Poderão os mamíferos aquáticos, como as baleias, as orcas e os golfinhos roazes, evoluir para voltar a viver em terra?
Parece que as hipóteses de tal acontecer são, na verdade, muito reduzidas, uma vez que as adaptações que lhes permitem prosperar na água são mais ou menos irreversíveis, representando um limiar evolutivo para além do qual há poucas hipóteses de regressar (a terra, claro).
As transições evolutivas para domínios físicos distintos, como da água para a terra e vice-versa, são bastante raras na história da vida. Há cerca de 350 milhões a 400 milhões de anos, durante a fronteira entre o Permiano-Triásico, várias linhagens de peixes arrastaram-se para fora da água e para a terra pela primeira vez.
Estas pequenas criaturas tinham formas rudimentares de membros, que gradualmente evoluíram para as espécies com quatro membros (mamíferos, répteis e anfíbios) que vemos hoje à nossa volta — conhecidas como tetrápodes.
No entanto, há cerca de 250 milhões de anos, alguns destes tetrápodes pensaram “que se lixe” e decidiram regressar ao mundo aquático que os seus antepassados tinham abandonado. Estes animais acabaram por evoluir para uma gama diversificada de clados, como os ictiossauros, as baleias e os pinguins, entre outros, que foram independentemente otimizados para nadar na água e prosperar neste habitat.
Mas este vaivém entre a terra e a água levanta algumas questões interessantes, uma vez que a transição para a terra só ocorreu uma vez na história da vida neste planeta, mas o regresso à água aconteceu várias vezes. Mas porque é que isto acontece? Porque é que os mamíferos que regressaram à água não voltaram à terra?
Segundo o IFL Science, pode ser tentador pensar que a evolução é uma espécie de ilimitado no seu potencial para permitir que os animais se adaptem aos seus ambientes. Partimos do princípio de que, com tempo suficiente, uma espécie poderia evoluir para prosperar na maioria dos ambientes — mas não é esse o caso.
Há limites, e pode ser que esses limites sejam estabelecidos pela própria evolução. Neste caso, o que impede os mamíferos marinhos de regressarem a terra é o facto de as adaptações que lhes permitiram nadar não poderem ser revertidas.
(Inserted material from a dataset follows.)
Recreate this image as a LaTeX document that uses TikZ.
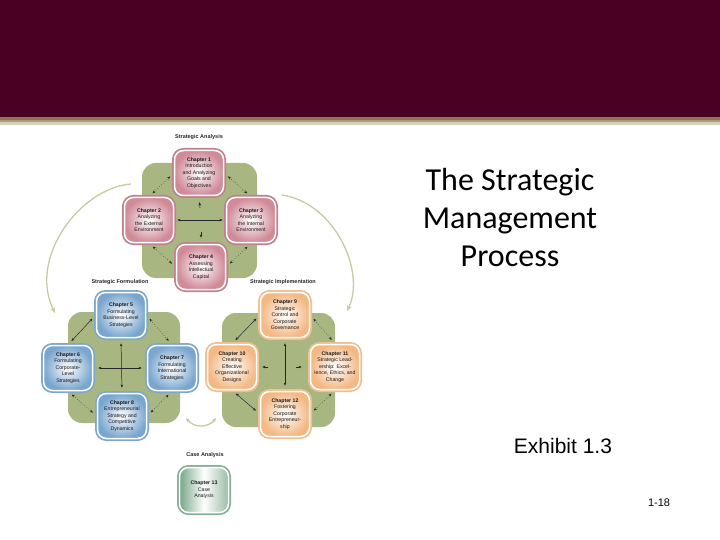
\documentclass[tikz,border=0pt]{standalone}
\usepackage{fontspec}
\setmainfont{Liberation Sans}
\newfontfamily\titlefont{Carlito}
\usetikzlibrary{arrows.meta,calc}
\definecolor{maroonc}{HTML}{4A0022}
\definecolor{stripeA}{HTML}{8C7455}
\definecolor{stripeB}{HTML}{A8997A}
\definecolor{stripeC}{HTML}{D6D2B7}
\definecolor{greenbg}{HTML}{A8B781}
\definecolor{pinkc}{HTML}{D08A98}
\definecolor{pinkd}{HTML}{C27F8D}
\definecolor{bluec}{HTML}{79A6CE}
\definecolor{blued}{HTML}{7FA7CB}
\definecolor{orangec}{HTML}{F3B883}
\definecolor{oranged}{HTML}{F2BE90}
\definecolor{caseg}{HTML}{78A68A}
\definecolor{cased}{HTML}{86B096}
\definecolor{arcc}{HTML}{C9C9A3}
\tikzset{
  box/.style={draw=white, line width=1.5, rounded corners=9,
    minimum width=49, minimum height=45, inner sep=1, align=center,
    font=\fontsize{5.2}{6.5}\selectfont, text=black!90},
  pinkbox/.style={box, inner color=white, outer color=pinkc, preaction={draw=pinkd, line width=5}},
  bluebox/.style={box, inner color=white, outer color=bluec, preaction={draw=blued, line width=5}},
  orangebox/.style={box, inner color=white, outer color=orangec, preaction={draw=oranged, line width=5}},
  casebox/.style={box, left color=caseg, right color=caseg!75, middle color=white, preaction={draw=cased, line width=5}},
  greenpanel/.style={fill=greenbg, rounded corners=14},
  seclabel/.style={font=\bfseries\fontsize{5.5}{6}\selectfont, text=black!85},
  arr/.style={{Stealth[length=3.2pt,width=2.6pt]}-{Stealth[length=3.2pt,width=2.6pt]}, line width=0.5, black!85, shorten >=5, shorten <=5},
  darr/.style={arr, dotted},
  tip/.style={-{Stealth[length=3.2pt,width=2.6pt]}, line width=0.5, black!85},
  bigarc/.style={arcc, line width=1.3, -{Stealth[length=6pt,width=5pt]}},
}
\begin{document}
\begin{tikzpicture}[x=1pt,y=-1pt]
\useasboundingbox (0,0) rectangle (720,540);
% header
\fill[maroonc] (0,0) rectangle (720,117);
\fill[stripeA] (0,117) rectangle (720,120);
\fill[stripeB] (0,120) rectangle (720,122.5);
\fill[stripeC] (0,122.5) rectangle (720,125);

% green panels
\fill[greenpanel] (142,163) rectangle (257,278);
\fill[greenpanel] (68,312) rectangle (180,423);
\fill[greenpanel] (222,313) rectangle (335,427);

% section labels
\node[seclabel] (lsa) at (199,137) {Strategic Analysis};
\node[seclabel] (lsf) at (120,282) {Strategic Formulation};
\node[seclabel] (lsi) at (283,282) {Strategic Implementation};
\node[seclabel] (lca) at (205,455) {Case Analysis};

% analysis boxes
\node[pinkbox] (c1) at (199,173) {\textbf{Chapter 1}\\Introduction\\and Analyzing\\Goals and\\Objectives};
\node[pinkbox] (c2) at (149,220) {\textbf{Chapter 2}\\Analyzing\\the External\\Environment};
\node[pinkbox] (c3) at (251,220) {\textbf{Chapter 3}\\Analyzing\\the Internal\\Environment};
\node[pinkbox] (c4) at (201,267) {\textbf{Chapter 4}\\Assessing\\Intellectual\\Capital};

% formulation boxes
\node[bluebox] (c5) at (121,315) {\textbf{Chapter 5}\\Formulating\\Business-Level\\Strategies};
\node[bluebox] (c6) at (68,368) {\textbf{Chapter 6}\\Formulating\\Corporate-\\Level\\Strategies};
\node[bluebox] (c7) at (172,368) {\textbf{Chapter 7}\\Formulating\\International\\Strategies};
\node[bluebox] (c8) at (122,416) {\textbf{Chapter 8}\\Entrepreneurial\\Strategy and\\Competitive\\Dynamics};

% implementation boxes
\node[orangebox] (c9) at (285,315) {\textbf{Chapter 9}\\Strategic\\Control and\\Corporate\\Governance};
\node[orangebox] (c10) at (232,367) {\textbf{Chapter 10}\\Creating\\Effective\\Organizational\\Designs};
\node[orangebox] (c11) at (335,367) {\textbf{Chapter 11}\\Strategic Lead-\\ership: Excel-\\lence, Ethics, and\\Change};
\node[orangebox] (c12) at (285,414) {\textbf{Chapter 12}\\Fostering\\Corporate\\Entrepreneur-\\ship};

% case box
\node[casebox] (c13) at (204,490) {\textbf{Chapter 13}\\Case\\Analysis};

% analysis arrows
\draw[darr] (c2.north) -- (c1.west);
\draw[darr] (c1.east) -- (c3.north);
\draw[darr] (c2.south) -- (c4.west);
\draw[darr] (c3.south) -- (c4.east);
\draw[arr, shorten >=3, shorten <=3] (c2.east) -- (c3.west);
\coordinate (au) at (200,208);
\coordinate (ad) at (201,232);
\draw[tip, shorten >=6] (au) -- (c1.south);
\draw[tip, shorten >=6] (ad) -- (c4.north);

% formulation arrows
\draw[arr] (c6.north) -- (c5.west);
\draw[darr] (c5.east) -- (c7.north);
\draw[darr] (c6.south) -- (c8.west);
\draw[darr] (c7.south) -- (c8.east);
\draw[arr] (c6.east) -- (c7.west);
\draw[arr] (c5.south) -- (c8.north);

% implementation arrows
\draw[arr] (c10.north) -- (c9.west);
\draw[darr] (c9.east) -- (c11.north);
\draw[arr] (c10.south) -- (c12.west);
\draw[darr] (c11.south) -- (c12.east);
\draw[arr] (c9.south) -- (c12.north);
\coordinate (il) at (268,367);
\coordinate (ir) at (296,367);
\draw[tip, shorten >=5] (il) -- (c10.east);
\draw[tip, shorten >=8] (ir) -- (c11.west);

% curved arrows
\coordinate (la1) at (131,184);
\coordinate (la2) at (55,313);
\draw[bigarc] (la1) .. controls (80,188) and (28,258) .. (la2);
\coordinate (ra1) at (282,195);
\coordinate (ra2) at (347,311);
\draw[bigarc] (ra1) .. controls (335,203) and (366,272) .. (ra2);
\coordinate (ba1) at (186,418);
\coordinate (ba2) at (216,418);
\draw[arcc, line width=1.3, {Stealth[length=4.5pt,width=4pt]}-{Stealth[length=4.5pt,width=4pt]}] (ba1) .. controls (194,428) and (208,428) .. (ba2);

% title texts
\node[font=\titlefont\fontsize{32}{38}\selectfont, align=center] (title) at (510,218) {The Strategic\\Management\\Process};
\node[font=\fontsize{21}{25}\selectfont] (exh) at (563,446) {Exhibit 1.3};
\node[font=\fontsize{11}{13}\selectfont] (pg) at (659,503) {1-18};
\end{tikzpicture}
\end{document}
A ideia de que a evolução não é reversível foi proposta pela primeira vez por Louis Dollo, um paleontólogo belga do século XIX, e tornou-se agora numa lei com o seu nome. A lei de Dollo, ou lei da irreversibilidade, afirma que, uma vez perdida uma caraterística complexa, não é provável que seja recuperada nas gerações seguintes.
Em 2023, investigadores da Suíça e da Suécia puseram à prova este problema da irreversibilidade.
Examinaram mais de 5600 espécies de mamíferos para verificar se as adaptações aquáticas são irreversíveis e se estão relacionadas com alterações relativas da massa corporal. Para o efeito, separaram milhares de espécies em quatro categorias — as que não têm adaptações aquáticas (espécies totalmente terrestres), as que têm algumas adaptações aquáticas, embora continuem a deslocar-se em terra, as que têm uma locomoção limitada em terra e as que são totalmente aquáticas.
A equipa modelou então a evolução das adaptações aquáticas nas linhagens de mamíferos utilizando os chamados “métodos filogenéticos comparativos“, técnicas estatísticas que utilizam árvores filogenéticas (árvores evolutivas) para analisar a forma como as caraterísticas evoluem ao longo do tempo, o que lhes permitiu estimar a probabilidade de evolução de caraterísticas específicas.
Descobriram que existe um limiar entre espécies totalmente aquáticas e semiaquáticas e que, uma vez ultrapassado esse limiar, a adaptação aquática torna-se irreversível, o que significa que, antes de atingir este limiar, os traços semiaquáticos podem ser revertidos, mas de forma limitada.
Isto deve-se ao facto de a transição para ambientes aquáticos estar associada a múltiplas alterações complexas, que incluem um aumento da massa corporal que permite aos mamíferos aquáticos reterem o calor, uma mudança para dietas maioritariamente carnívoras que sustentam o seu metabolismo, bem como alterações morfológicas nos seus crânios que permitem que a alimentação funcione em nichos distintos.
O resultado geral é que estas adaptações podem tornar estes animais especialistas nos seus mundos aquáticos, mas também lhes colocam dificuldades substanciais quando competem com espécies terrestres. Embora teoricamente não seja impossível que um mamífero aquático evolua para regressar a terra no futuro, é tão improvável que mais vale que assim seja.